**Set exercise**
Copy nothing but the text: reproduce each line of the listing exactly and leave the pictures out.

**Data segment**
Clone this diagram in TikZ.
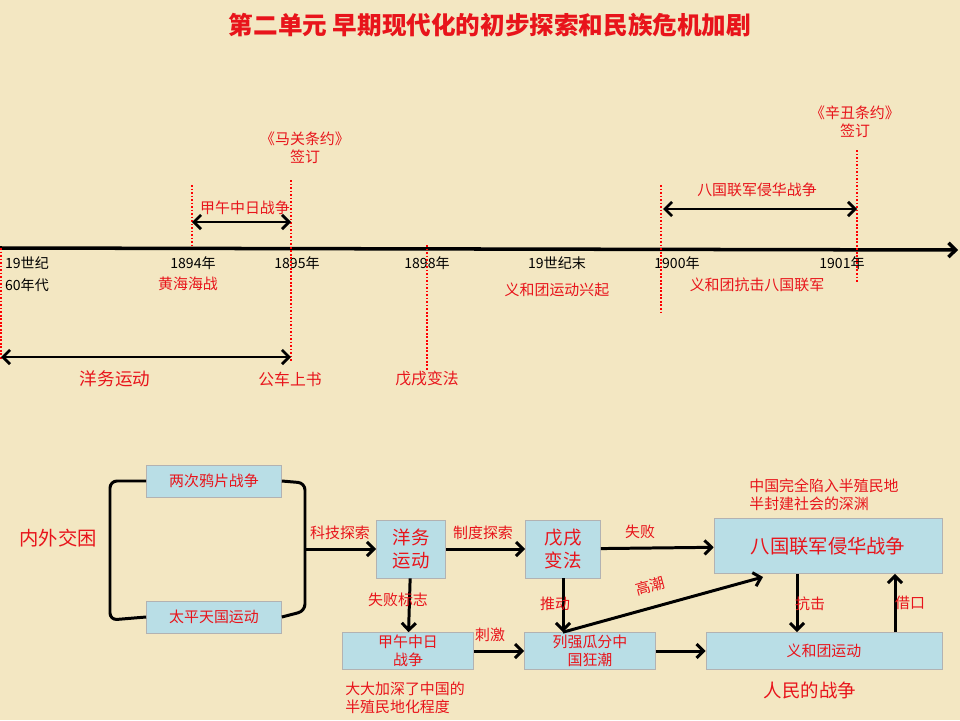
\documentclass[tikz,border=0pt]{standalone}
\usepackage{fontspec}
\setmainfont{Noto Sans CJK SC}
\usetikzlibrary{arrows.meta}
\definecolor{bg}{HTML}{F3E7C2}
\definecolor{boxblue}{HTML}{B9DEE6}
\definecolor{txtred}{HTML}{E8141B}
\tikzset{
  red label/.style={text=txtred,font=\fontsize{8.5}{10}\selectfont,align=center,inner sep=1pt},
  year/.style={font=\fontsize{8}{9}\selectfont,inner sep=1pt},
  period/.style={red,densely dotted,line width=1pt},
  span/.style={{Straight Barb[length=4pt]}-{Straight Barb[length=4pt]},line width=1.6pt},
  flow/.style={-{Straight Barb[length=4pt]},line width=1.7pt},
  event/.style={draw=gray!60,fill=boxblue,text=txtred,font=\fontsize{8.5}{10}\selectfont,align=center,inner sep=1pt}
}
\begin{document}
\begin{tikzpicture}[x=0.02cm,y=-0.02cm]
	\fill [bg] (0,0) rectangle (960,720);
	\useasboundingbox (0,0) rectangle (960,720);
	\node (title) [text=txtred,font=\bfseries\fontsize{14}{16}\selectfont] at (490,25) {第二单元 早期现代化的初步探索和民族危机加剧};
	% timeline
		\coordinate (t0) at (0,248);
		\coordinate (t1) at (958,250);
		\draw [flow,line width=2pt] (t0) -- (t1);
	% years
		\node (y60a) [year] at (27,263) {19世纪};
		\node (y60b) [year] at (27,285) {60年代};
		\node (y94) [year] at (193,263) {1894年};
		\node (y95) [year] at (297,263) {1895年};
		\node (y98) [year] at (427,263) {1898年};
		\node (yend) [year] at (557,263) {19世纪末};
		\node (y00) [year] at (677,263) {1900年};
		\node (y01) [year] at (842,263) {1901年};
	% dotted marks
		\draw [period] (1,248) -- (1,360);
		\draw [period] (192,185) -- (192,248);
		\draw [period] (291,180) -- (291,362);
		\draw [period] (427,245) -- (427,370);
		\draw [period] (661,185) -- (661,313);
		\draw [period] (857,150) -- (857,283);
	% events on the timeline
		\node (huanghai) [red label] at (188,284) {黄海海战};
		\node (yhtrise) [red label] at (557,290) {义和团运动兴起};
		\node (yhtfight) [red label] at (757,285) {义和团抗击八国联军};
		\node (maguan) [red label] at (305,148) {《马关条约》\\签订};
		\node (xinchou) [red label] at (855,122) {《辛丑条约》\\签订};
		\coordinate (j0) at (192,222); \coordinate (j1) at (291,222);
		\draw [span] (j0) -- (j1);
		\node (jiawu) [red label] at (245,208) {甲午中日战争};
		\coordinate (b0) at (663,209); \coordinate (b1) at (857,209);
		\draw [span] (b0) -- (b1);
		\node (baguo) [red label] at (757,190) {八国联军侵华战争};
		\coordinate (w0) at (1,357); \coordinate (w1) at (291,357);
		\draw [span] (w0) -- (w1);
		\node (yangwu) [red label,font=\fontsize{10}{12}\selectfont] at (115,379) {洋务运动};
		\node (gongche) [red label,font=\fontsize{9}{11}\selectfont] at (290,379) {公车上书};
		\node (wuxu) [red label,font=\fontsize{9}{11}\selectfont] at (427,379) {戊戌变法};
	% flow chart
		\node (opium) [event,minimum width=2.7cm,minimum height=0.64cm] at (214,481) {两次鸦片战争};
		\node (taiping) [event,minimum width=2.7cm,minimum height=0.64cm] at (214,617) {太平天国运动};
		\node (crisis) [red label,font=\fontsize{11}{13}\selectfont] at (58,538) {内外交困};
		\draw [line width=1.7pt,rounded corners=4pt] (opium.west) -- (110,481) -- (110,620) -- (taiping.west);
		\draw [line width=1.7pt,rounded corners=4pt] (opium.east) -- (305,483) -- (305,611) -- (taiping.east);
		\coordinate (brk) at (305,549);
		\node (ywbox) [event,minimum width=1.38cm,minimum height=1.16cm,font=\fontsize{10.5}{13}\selectfont] at (411,549) {洋务\\运动};
		\node (wxbox) [event,minimum width=1.5cm,minimum height=1.16cm,font=\fontsize{10.5}{13}\selectfont] at (563,549) {戊戌\\变法};
		\node (bgbox) [event,minimum width=4.56cm,minimum height=1.1cm,font=\fontsize{11}{13}\selectfont] at (828,546) {八国联军侵华战争};
		\node (jwbox) [event,minimum width=2.62cm,minimum height=0.74cm] at (408,651) {甲午中日\\战争};
		\node (lqbox) [event,minimum width=2.62cm,minimum height=0.74cm] at (590,651) {列强瓜分中\\国狂潮};
		\node (yhbox) [event,minimum width=4.72cm,minimum height=0.74cm] at (824,651) {义和团运动};
		\draw [flow] (brk) -- (ywbox);
		\draw [flow] (ywbox) -- (wxbox);
		\draw [flow] (wxbox) -- (bgbox);
		\draw [flow] (ywbox) -- (jwbox);
		\draw [flow] (jwbox) -- (lqbox);
		\draw [flow] (wxbox) -- (wxbox |- lqbox.north);
		\draw [flow] (lqbox.north -| wxbox) -- (763,577);
		\draw [flow] (lqbox) -- (yhbox);
		\draw [flow] (bgbox.south -| 797,0) -- (yhbox.north -| 797,0);
		\draw [flow] (yhbox.north -| 895,0) -- (bgbox.south -| 895,0);
		\node (keji) [red label] at (340,533) {科技探索};
		\node (zhidu) [red label] at (483,533) {制度探索};
		\node (fail) [red label] at (640,532) {失败};
		\node (failsign) [red label] at (398,600) {失败标志};
		\node (ciji) [red label] at (490,635) {刺激};
		\node (tuidong) [red label] at (555,604) {推动};
		\node (gaochao) [red label,rotate=15] at (650,586) {高潮};
		\node (kangji) [red label] at (810,604) {抗击};
		\node (jiekou) [red label] at (910,603) {借口};
		\node (abyss) [red label,align=left] at (824,495) {中国完全陷入半殖民地\\半封建社会的深渊};
		\node (deepen) [red label,align=left] at (405,698) {大大加深了中国的\\半殖民地化程度};
		\node (people) [red label,font=\fontsize{10.5}{12}\selectfont] at (810,690) {人民的战争};
\end{tikzpicture}
\end{document}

**Written response**
Clone this diagram in TikZ.
\documentclass[tikz,border=0pt]{standalone}
\usepackage{fontspec}
\setmainfont{Noto Sans CJK SC}
\usetikzlibrary{arrows.meta}
\definecolor{bg}{HTML}{F3E7C2}
\definecolor{boxblue}{HTML}{B9DEE6}
\definecolor{txtred}{HTML}{E8141B}
\tikzset{
  red label/.style={text=txtred,font=\fontsize{8.5}{10}\selectfont,align=center,inner sep=1pt},
  year/.style={font=\fontsize{8}{9}\selectfont,inner sep=1pt},
  period/.style={red,densely dotted,line width=1pt},
  span/.style={{Straight Barb[length=4pt]}-{Straight Barb[length=4pt]},line width=1.6pt},
  flow/.style={-{Straight Barb[length=4pt]},line width=1.7pt},
  event/.style={draw=gray!60,fill=boxblue,text=txtred,font=\fontsize{8.5}{10}\selectfont,align=center,inner sep=1pt}
}
\begin{document}
\begin{tikzpicture}[x=0.02cm,y=-0.02cm]
	\fill [bg] (0,0) rectangle (960,720);
	\useasboundingbox (0,0) rectangle (960,720);
	\node (title) [text=txtred,font=\bfseries\fontsize{14}{16}\selectfont] at (490,25) {第二单元 早期现代化的初步探索和民族危机加剧};
	% timeline
		\coordinate (t0) at (0,248);
		\coordinate (t1) at (958,250);
		\draw [flow,line width=2pt] (t0) -- (t1);
	% years
		\node (y60a) [year] at (27,263) {19世纪};
		\node (y60b) [year] at (27,285) {60年代};
		\node (y94) [year] at (193,263) {1894年};
		\node (y95) [year] at (297,263) {1895年};
		\node (y98) [year] at (427,263) {1898年};
		\node (yend) [year] at (557,263) {19世纪末};
		\node (y00) [year] at (677,263) {1900年};
		\node (y01) [year] at (842,263) {1901年};
	% dotted marks
		\draw [period] (1,248) -- (1,360);
		\draw [period] (192,185) -- (192,248);
		\draw [period] (291,180) -- (291,362);
		\draw [period] (427,245) -- (427,370);
		\draw [period] (661,185) -- (661,313);
		\draw [period] (857,150) -- (857,283);
	% events on the timeline
		\node (huanghai) [red label] at (188,284) {黄海海战};
		\node (yhtrise) [red label] at (557,290) {义和团运动兴起};
		\node (yhtfight) [red label] at (757,285) {义和团抗击八国联军};
		\node (maguan) [red label] at (305,148) {《马关条约》\\签订};
		\node (xinchou) [red label] at (855,122) {《辛丑条约》\\签订};
		\coordinate (j0) at (192,222); \coordinate (j1) at (291,222);
		\draw [span] (j0) -- (j1);
		\node (jiawu) [red label] at (245,208) {甲午中日战争};
		\coordinate (b0) at (663,209); \coordinate (b1) at (857,209);
		\draw [span] (b0) -- (b1);
		\node (baguo) [red label] at (757,190) {八国联军侵华战争};
		\coordinate (w0) at (1,357); \coordinate (w1) at (291,357);
		\draw [span] (w0) -- (w1);
		\node (yangwu) [red label,font=\fontsize{10}{12}\selectfont] at (115,379) {洋务运动};
		\node (gongche) [red label,font=\fontsize{9}{11}\selectfont] at (290,379) {公车上书};
		\node (wuxu) [red label,font=\fontsize{9}{11}\selectfont] at (427,379) {戊戌变法};
	% flow chart
		\node (opium) [event,minimum width=2.7cm,minimum height=0.64cm] at (214,481) {两次鸦片战争};
		\node (taiping) [event,minimum width=2.7cm,minimum height=0.64cm] at (214,617) {太平天国运动};
		\node (crisis) [red label,font=\fontsize{11}{13}\selectfont] at (58,538) {内外交困};
		\draw [line width=1.7pt,rounded corners=4pt] (opium.west) -- (110,481) -- (110,620) -- (taiping.west);
		\draw [line width=1.7pt,rounded corners=4pt] (opium.east) -- (305,483) -- (305,611) -- (taiping.east);
		\coordinate (brk) at (305,549);
		\node (ywbox) [event,minimum width=1.38cm,minimum height=1.16cm,font=\fontsize{10.5}{13}\selectfont] at (411,549) {洋务\\运动};
		\node (wxbox) [event,minimum width=1.5cm,minimum height=1.16cm,font=\fontsize{10.5}{13}\selectfont] at (563,549) {戊戌\\变法};
		\node (bgbox) [event,minimum width=4.56cm,minimum height=1.1cm,font=\fontsize{11}{13}\selectfont] at (828,546) {八国联军侵华战争};
		\node (jwbox) [event,minimum width=2.62cm,minimum height=0.74cm] at (408,651) {甲午中日\\战争};
		\node (lqbox) [event,minimum width=2.62cm,minimum height=0.74cm] at (590,651) {列强瓜分中\\国狂潮};
		\node (yhbox) [event,minimum width=4.72cm,minimum height=0.74cm] at (824,651) {义和团运动};
		\draw [flow] (brk) -- (ywbox);
		\draw [flow] (ywbox) -- (wxbox);
		\draw [flow] (wxbox) -- (bgbox);
		\draw [flow] (ywbox) -- (jwbox);
		\draw [flow] (jwbox) -- (lqbox);
		\draw [flow] (wxbox) -- (wxbox |- lqbox.north);
		\draw [flow] (lqbox.north -| wxbox) -- (763,577);
		\draw [flow] (lqbox) -- (yhbox);
		\draw [flow] (bgbox.south -| 797,0) -- (yhbox.north -| 797,0);
		\draw [flow] (yhbox.north -| 895,0) -- (bgbox.south -| 895,0);
		\node (keji) [red label] at (340,533) {科技探索};
		\node (zhidu) [red label] at (483,533) {制度探索};
		\node (fail) [red label] at (640,532) {失败};
		\node (failsign) [red label] at (398,600) {失败标志};
		\node (ciji) [red label] at (490,635) {刺激};
		\node (tuidong) [red label] at (555,604) {推动};
		\node (gaochao) [red label,rotate=15] at (650,586) {高潮};
		\node (kangji) [red label] at (810,604) {抗击};
		\node (jiekou) [red label] at (910,603) {借口};
		\node (abyss) [red label,align=left] at (824,495) {中国完全陷入半殖民地\\半封建社会的深渊};
		\node (deepen) [red label,align=left] at (405,698) {大大加深了中国的\\半殖民地化程度};
		\node (people) [red label,font=\fontsize{10.5}{12}\selectfont] at (810,690) {人民的战争};
\end{tikzpicture}
\end{document}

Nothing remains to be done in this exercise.